## Start Dataset content
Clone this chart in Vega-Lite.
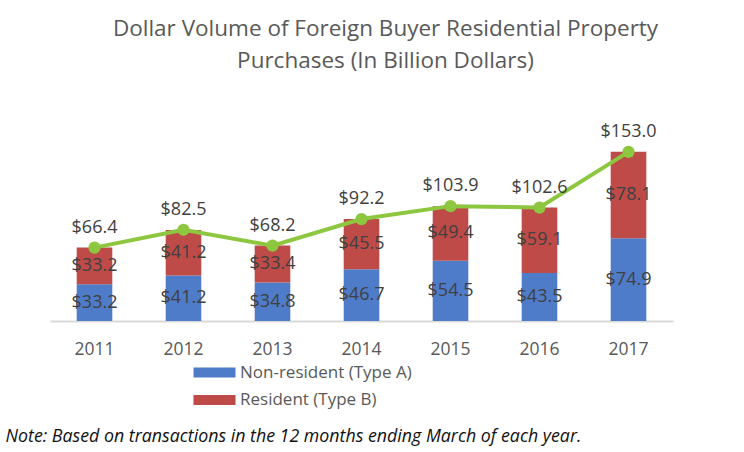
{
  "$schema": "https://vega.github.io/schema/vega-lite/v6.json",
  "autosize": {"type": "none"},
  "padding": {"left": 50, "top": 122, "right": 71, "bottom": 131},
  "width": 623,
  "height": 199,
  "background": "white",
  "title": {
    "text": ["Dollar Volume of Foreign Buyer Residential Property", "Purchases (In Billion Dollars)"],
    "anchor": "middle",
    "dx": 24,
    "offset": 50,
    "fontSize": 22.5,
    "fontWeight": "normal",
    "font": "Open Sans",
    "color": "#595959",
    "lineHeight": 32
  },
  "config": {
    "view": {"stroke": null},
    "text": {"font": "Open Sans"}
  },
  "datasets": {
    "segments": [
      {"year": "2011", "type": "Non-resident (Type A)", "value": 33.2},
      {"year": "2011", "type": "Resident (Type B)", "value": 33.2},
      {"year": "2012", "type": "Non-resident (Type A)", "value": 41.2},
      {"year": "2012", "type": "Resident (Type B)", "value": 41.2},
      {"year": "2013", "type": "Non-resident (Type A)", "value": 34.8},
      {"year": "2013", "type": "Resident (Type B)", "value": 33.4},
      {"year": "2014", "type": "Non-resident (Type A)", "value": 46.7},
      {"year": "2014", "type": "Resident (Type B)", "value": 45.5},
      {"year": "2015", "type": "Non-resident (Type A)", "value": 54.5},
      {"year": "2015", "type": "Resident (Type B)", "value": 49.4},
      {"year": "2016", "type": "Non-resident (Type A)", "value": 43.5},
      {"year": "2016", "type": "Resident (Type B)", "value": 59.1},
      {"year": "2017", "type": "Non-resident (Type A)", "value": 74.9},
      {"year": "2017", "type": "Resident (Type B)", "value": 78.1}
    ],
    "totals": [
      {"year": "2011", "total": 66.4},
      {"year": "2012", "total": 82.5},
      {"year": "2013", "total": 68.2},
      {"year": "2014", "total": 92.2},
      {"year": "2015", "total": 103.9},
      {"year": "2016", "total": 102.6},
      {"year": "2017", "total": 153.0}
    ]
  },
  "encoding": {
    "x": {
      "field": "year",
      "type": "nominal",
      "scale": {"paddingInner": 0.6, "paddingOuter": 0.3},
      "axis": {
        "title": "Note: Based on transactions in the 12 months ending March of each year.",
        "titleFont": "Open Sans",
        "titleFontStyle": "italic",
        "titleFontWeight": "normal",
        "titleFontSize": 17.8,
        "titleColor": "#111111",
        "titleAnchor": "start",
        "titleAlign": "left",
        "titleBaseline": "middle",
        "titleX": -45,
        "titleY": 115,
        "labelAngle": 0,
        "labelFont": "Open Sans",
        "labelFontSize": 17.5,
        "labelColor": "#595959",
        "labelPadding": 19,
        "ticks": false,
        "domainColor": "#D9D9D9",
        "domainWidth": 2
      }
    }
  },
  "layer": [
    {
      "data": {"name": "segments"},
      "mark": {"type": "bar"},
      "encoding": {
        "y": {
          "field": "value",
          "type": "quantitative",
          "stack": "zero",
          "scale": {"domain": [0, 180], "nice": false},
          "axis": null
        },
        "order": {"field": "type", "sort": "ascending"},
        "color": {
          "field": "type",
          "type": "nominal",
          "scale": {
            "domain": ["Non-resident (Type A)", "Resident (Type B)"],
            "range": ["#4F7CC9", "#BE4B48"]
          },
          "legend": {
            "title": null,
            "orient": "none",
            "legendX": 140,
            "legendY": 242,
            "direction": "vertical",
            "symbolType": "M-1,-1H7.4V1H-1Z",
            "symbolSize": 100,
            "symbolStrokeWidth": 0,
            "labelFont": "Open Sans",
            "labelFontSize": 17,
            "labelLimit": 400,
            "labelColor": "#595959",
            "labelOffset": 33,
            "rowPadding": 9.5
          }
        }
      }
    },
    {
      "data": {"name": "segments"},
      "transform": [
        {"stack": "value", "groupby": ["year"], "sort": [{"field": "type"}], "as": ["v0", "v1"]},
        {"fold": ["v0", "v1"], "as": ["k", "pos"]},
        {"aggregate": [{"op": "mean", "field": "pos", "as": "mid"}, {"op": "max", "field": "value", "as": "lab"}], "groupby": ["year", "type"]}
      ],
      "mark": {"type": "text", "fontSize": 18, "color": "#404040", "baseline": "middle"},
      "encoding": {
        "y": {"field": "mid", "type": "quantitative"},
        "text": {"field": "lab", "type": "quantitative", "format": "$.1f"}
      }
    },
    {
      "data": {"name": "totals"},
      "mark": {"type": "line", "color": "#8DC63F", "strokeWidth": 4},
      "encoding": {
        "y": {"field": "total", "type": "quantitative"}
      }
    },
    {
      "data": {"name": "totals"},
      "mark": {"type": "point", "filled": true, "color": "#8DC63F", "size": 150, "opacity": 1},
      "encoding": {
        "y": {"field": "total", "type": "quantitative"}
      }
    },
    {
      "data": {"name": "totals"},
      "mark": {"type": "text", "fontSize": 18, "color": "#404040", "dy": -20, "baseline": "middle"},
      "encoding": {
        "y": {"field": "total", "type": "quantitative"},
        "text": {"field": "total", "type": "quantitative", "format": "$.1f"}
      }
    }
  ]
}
## End Dataset content
• What you are asked to do
All the material shown above is to be copied exactly, with no pictures carried over.

• Completed task
Clone this chart in Vega-Lite.
{
  "$schema": "https://vega.github.io/schema/vega-lite/v6.json",
  "autosize": {"type": "none"},
  "padding": {"left": 50, "top": 122, "right": 71, "bottom": 131},
  "width": 623,
  "height": 199,
  "background": "white",
  "title": {
    "text": ["Dollar Volume of Foreign Buyer Residential Property", "Purchases (In Billion Dollars)"],
    "anchor": "middle",
    "dx": 24,
    "offset": 50,
    "fontSize": 22.5,
    "fontWeight": "normal",
    "font": "Open Sans",
    "color": "#595959",
    "lineHeight": 32
  },
  "config": {
    "view": {"stroke": null},
    "text": {"font": "Open Sans"}
  },
  "datasets": {
    "segments": [
      {"year": "2011", "type": "Non-resident (Type A)", "value": 33.2},
      {"year": "2011", "type": "Resident (Type B)", "value": 33.2},
      {"year": "2012", "type": "Non-resident (Type A)", "value": 41.2},
      {"year": "2012", "type": "Resident (Type B)", "value": 41.2},
      {"year": "2013", "type": "Non-resident (Type A)", "value": 34.8},
      {"year": "2013", "type": "Resident (Type B)", "value": 33.4},
      {"year": "2014", "type": "Non-resident (Type A)", "value": 46.7},
      {"year": "2014", "type": "Resident (Type B)", "value": 45.5},
      {"year": "2015", "type": "Non-resident (Type A)", "value": 54.5},
      {"year": "2015", "type": "Resident (Type B)", "value": 49.4},
      {"year": "2016", "type": "Non-resident (Type A)", "value": 43.5},
      {"year": "2016", "type": "Resident (Type B)", "value": 59.1},
      {"year": "2017", "type": "Non-resident (Type A)", "value": 74.9},
      {"year": "2017", "type": "Resident (Type B)", "value": 78.1}
    ],
    "totals": [
      {"year": "2011", "total": 66.4},
      {"year": "2012", "total": 82.5},
      {"year": "2013", "total": 68.2},
      {"year": "2014", "total": 92.2},
      {"year": "2015", "total": 103.9},
      {"year": "2016", "total": 102.6},
      {"year": "2017", "total": 153.0}
    ]
  },
  "encoding": {
    "x": {
      "field": "year",
      "type": "nominal",
      "scale": {"paddingInner": 0.6, "paddingOuter": 0.3},
      "axis": {
        "title": "Note: Based on transactions in the 12 months ending March of each year.",
        "titleFont": "Open Sans",
        "titleFontStyle": "italic",
        "titleFontWeight": "normal",
        "titleFontSize": 17.8,
        "titleColor": "#111111",
        "titleAnchor": "start",
        "titleAlign": "left",
        "titleBaseline": "middle",
        "titleX": -45,
        "titleY": 115,
        "labelAngle": 0,
        "labelFont": "Open Sans",
        "labelFontSize": 17.5,
        "labelColor": "#595959",
        "labelPadding": 19,
        "ticks": false,
        "domainColor": "#D9D9D9",
        "domainWidth": 2
      }
    }
  },
  "layer": [
    {
      "data": {"name": "segments"},
      "mark": {"type": "bar"},
      "encoding": {
        "y": {
          "field": "value",
          "type": "quantitative",
          "stack": "zero",
          "scale": {"domain": [0, 180], "nice": false},
          "axis": null
        },
        "order": {"field": "type", "sort": "ascending"},
        "color": {
          "field": "type",
          "type": "nominal",
          "scale": {
            "domain": ["Non-resident (Type A)", "Resident (Type B)"],
            "range": ["#4F7CC9", "#BE4B48"]
          },
          "legend": {
            "title": null,
            "orient": "none",
            "legendX": 140,
            "legendY": 242,
            "direction": "vertical",
            "symbolType": "M-1,-1H7.4V1H-1Z",
            "symbolSize": 100,
            "symbolStrokeWidth": 0,
            "labelFont": "Open Sans",
            "labelFontSize": 17,
            "labelLimit": 400,
            "labelColor": "#595959",
            "labelOffset": 33,
            "rowPadding": 9.5
          }
        }
      }
    },
    {
      "data": {"name": "segments"},
      "transform": [
        {"stack": "value", "groupby": ["year"], "sort": [{"field": "type"}], "as": ["v0", "v1"]},
        {"fold": ["v0", "v1"], "as": ["k", "pos"]},
        {"aggregate": [{"op": "mean", "field": "pos", "as": "mid"}, {"op": "max", "field": "value", "as": "lab"}], "groupby": ["year", "type"]}
      ],
      "mark": {"type": "text", "fontSize": 18, "color": "#404040", "baseline": "middle"},
      "encoding": {
        "y": {"field": "mid", "type": "quantitative"},
        "text": {"field": "lab", "type": "quantitative", "format": "$.1f"}
      }
    },
    {
      "data": {"name": "totals"},
      "mark": {"type": "line", "color": "#8DC63F", "strokeWidth": 4},
      "encoding": {
        "y": {"field": "total", "type": "quantitative"}
      }
    },
    {
      "data": {"name": "totals"},
      "mark": {"type": "point", "filled": true, "color": "#8DC63F", "size": 150, "opacity": 1},
      "encoding": {
        "y": {"field": "total", "type": "quantitative"}
      }
    },
    {
      "data": {"name": "totals"},
      "mark": {"type": "text", "fontSize": 18, "color": "#404040", "dy": -20, "baseline": "middle"},
      "encoding": {
        "y": {"field": "total", "type": "quantitative"},
        "text": {"field": "total", "type": "quantitative", "format": "$.1f"}
      }
    }
  ]
}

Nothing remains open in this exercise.